Contains three-year sunset on NCTA commitment, but with Media Bureau able to extend it.

By John Eggerton -- Broadcasting & Cable, 10/12/2012 3:59:18 PM

The FCC is said to be wrapping up its order lifting the prohibition on digital basic-tier encryption.

Commissioners were said to be working on statements at press time and the chairman was said to be pushing to get the order out by end of the day.
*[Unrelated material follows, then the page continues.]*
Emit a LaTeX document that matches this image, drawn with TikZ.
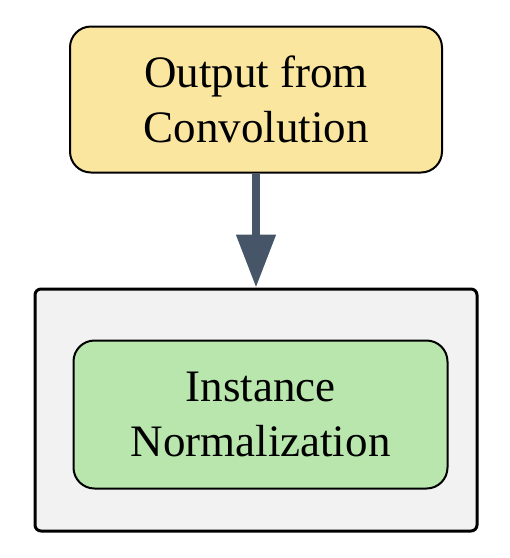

According to a high-placed source, the vote will be 5-0, but with some concurrences.

FCC chairman Julius Genachowski circulated an order in August allowing cable operators to encrypt basic tiers that incorporated some accommodations for IP-enabled devices -- like Boxee -- offered up by cable operators to help secure passage of the item.
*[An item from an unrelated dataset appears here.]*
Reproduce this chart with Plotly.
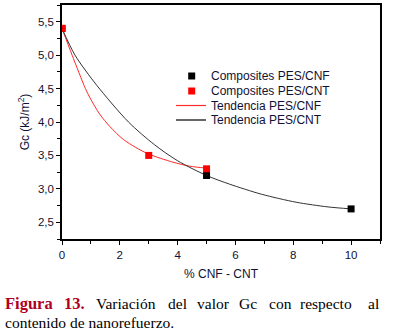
import plotly.graph_objects as go

# Data points
cnf_x = [0, 5, 10]
cnf_y = [5.4, 3.2, 2.7]
cnt_x = [0, 3, 5]
cnt_y = [5.4, 3.5, 3.3]

# Trend curves
trend_red_x = [0, 0.35, 0.81, 0.97, 1.3, 1.66, 2.12, 2.55, 3.0, 3.83, 4.41, 5.0]
trend_red_y = [5.4, 5.0, 4.5, 4.36, 4.12, 3.93, 3.74, 3.62, 3.52, 3.4, 3.34, 3.31]
trend_black_x = [0, 0.45, 1.2, 2.3, 3.2, 4.0, 5.0, 5.8, 6.9, 8.1, 9.2, 10.0]
trend_black_y = [5.4, 5.0, 4.55, 4.0, 3.66, 3.42, 3.2, 3.07, 2.92, 2.8, 2.73, 2.7]

x_ticks = [0, 2, 4, 6, 8, 10]
y_ticks = [2.5, 3.0, 3.5, 4.0, 4.5, 5.0, 5.5]

legend_names = ["Composites PES/CNF", "Composites PES/CNT", "Tendencia PES/CNF", "Tendencia PES/CNT"]

RED = "#ff0000"
REDLINE = "#ff2a2a"
BLACK = "#000000"
TXT = "#111133"

fig = go.Figure()
fig.add_trace(go.Scatter(x=trend_red_x, y=trend_red_y, mode="lines", name=legend_names[2],
                         line=dict(color=REDLINE, width=1, shape="spline", smoothing=0.8)))
fig.add_trace(go.Scatter(x=trend_black_x, y=trend_black_y, mode="lines", name=legend_names[3],
                         line=dict(color="#333333", width=1, shape="spline", smoothing=0.8)))
fig.add_trace(go.Scatter(x=cnf_x, y=cnf_y, mode="markers", name=legend_names[0],
                         marker=dict(symbol="square", color=BLACK, size=7)))
fig.add_trace(go.Scatter(x=cnt_x, y=cnt_y, mode="markers", name=legend_names[1],
                         marker=dict(symbol="square", color=RED, size=7)))

L, R, T, B = 62, 380, 5, 239
W, H = 395, 332

def px(x):
    return (x - L) / (R - L)

def py(y):
    return (B - y) / (B - T)

axis_common = dict(showline=True, linecolor="black", linewidth=1.6, mirror=True,
                   ticks="outside", ticklen=4, tickwidth=1.2, tickcolor="black",
                   showgrid=False, zeroline=False, automargin=False,
                   tickfont=dict(family="Liberation Sans, Arial", size=11.5, color=TXT))

fig.update_layout(
    width=W, height=H,
    margin=dict(l=L, r=W - R, t=T, b=H - B, autoexpand=False),
    plot_bgcolor="white", paper_bgcolor="white",
    separators=",.",
    showlegend=False,
    xaxis=dict(range=[0, 11], tickvals=x_ticks, ticktext=[str(v) for v in x_ticks],
               minor=dict(dtick=1, ticklen=3, ticks="outside", tickcolor="black"),
               title=dict(text="% CNF - CNT", standoff=10,
                          font=dict(family="Liberation Sans, Arial", size=12, color=TXT)),
               **axis_common),
    yaxis=dict(range=[2.25, 5.75], tickvals=y_ticks, tickformat=".1f",
               minor=dict(dtick=0.25, ticklen=3, ticks="outside", tickcolor="black"),
               title=dict(text="Gc (kJ/m<sup>2</sup>)", standoff=6,
                          font=dict(family="Liberation Sans, Arial", size=12, color=TXT)),
               **axis_common),
)

# Manual legend (symbols as shapes, labels as real text)
rows_y = [76, 91, 105.5, 120]
for i, name in enumerate(legend_names):
    yc = rows_y[i]
    if i < 2:
        col = BLACK if i == 0 else RED
        fig.add_shape(type="rect", xref="paper", yref="paper",
                      x0=px(188.2), x1=px(195.2), y0=py(yc + 3.5), y1=py(yc - 3.5),
                      fillcolor=col, line=dict(width=0))
    else:
        col = REDLINE if i == 2 else BLACK
        fig.add_shape(type="line", xref="paper", yref="paper",
                      x0=px(176), x1=px(206), y0=py(yc), y1=py(yc),
                      line=dict(color=col, width=1.2))
    fig.add_annotation(x=px(209), y=py(yc), xref="paper", yref="paper", text=name,
                       showarrow=False, xanchor="left", yanchor="middle",
                       font=dict(family="Liberation Sans, Arial", size=12, color=TXT))

serif = "Liberation Serif, Times New Roman, serif"
line1 = [("<b>Figura</b>", 3, "#b00020", 16.5), ("<b>13.</b>", 62, "#b00020", 16.5),
         ("Variación", 94, "black", 15.5), ("del", 166, "black", 15.5),
         ("valor", 195, "black", 15.5), ("Gc", 237, "black", 15.5), ("con", 267, "black", 15.5),
         ("respecto", 298, "black", 15.5), ("al", 366, "black", 15.5)]
for txt, xl, col, fs in line1:
    fig.add_annotation(x=px(xl), y=py(303), xref="paper", yref="paper", text=txt,
                       showarrow=False, xanchor="left", yanchor="middle",
                       font=dict(family=serif, size=fs, color=col))
fig.add_annotation(x=px(3), y=py(322), xref="paper", yref="paper", text="contenido de nanorefuerzo.",
                   showarrow=False, xanchor="left", yanchor="middle",
                   font=dict(family=serif, size=15.5, color="black"))

fig.write_html("out.html", config={"displayModeBar": False},
               post_script="document.body.style.margin='0';document.body.style.overflow='hidden';")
In a July 25 letter to the FCC, in response to complaints by Boxee and others about the inability of such devices to access programming on basic tiers once they are encrypted, the National Cable and Telecommunications Association (NCTA) said that it thought the concerns were misplaced, but that its six largest members would make a three-year commitment to ensuring those devices could receive a signal through one of two options, both pertaining to retail boxes.

According to a source familiar with the order, it does include a three-year sunset on that commitment, but allows the Media Bureau to extend it. That did not sit well with the Republican members of the commission, according to an FCC source, who thought that decision should have to be made at the commission lever. That was said to be one of the reasons there will be partial concurrences rather than unqualified yes votes. The other concern is over a severability clause that means if a court strikes down any portion of the FCC decision, all of it is invalidated and the ban would be back in force.

The commission signaled last fall it wanted to remove the ban, which cable operators had asked it to do.

The FCC adopted the rule prohibiting cable operators from scrambling digital basic tiers so that viewers with cable-ready sets would not have to buy or rent a set-top box. Now, because of the cost savings to cable operators, the reduction in pollution from fewer truck rolls, theft-of-service prevention, and the general lack of complaints in markets where the agency had granted waivers -- most prominently to Cablevision Systems in New York in 2010 -- the chairman signaled it was time to lift the ban.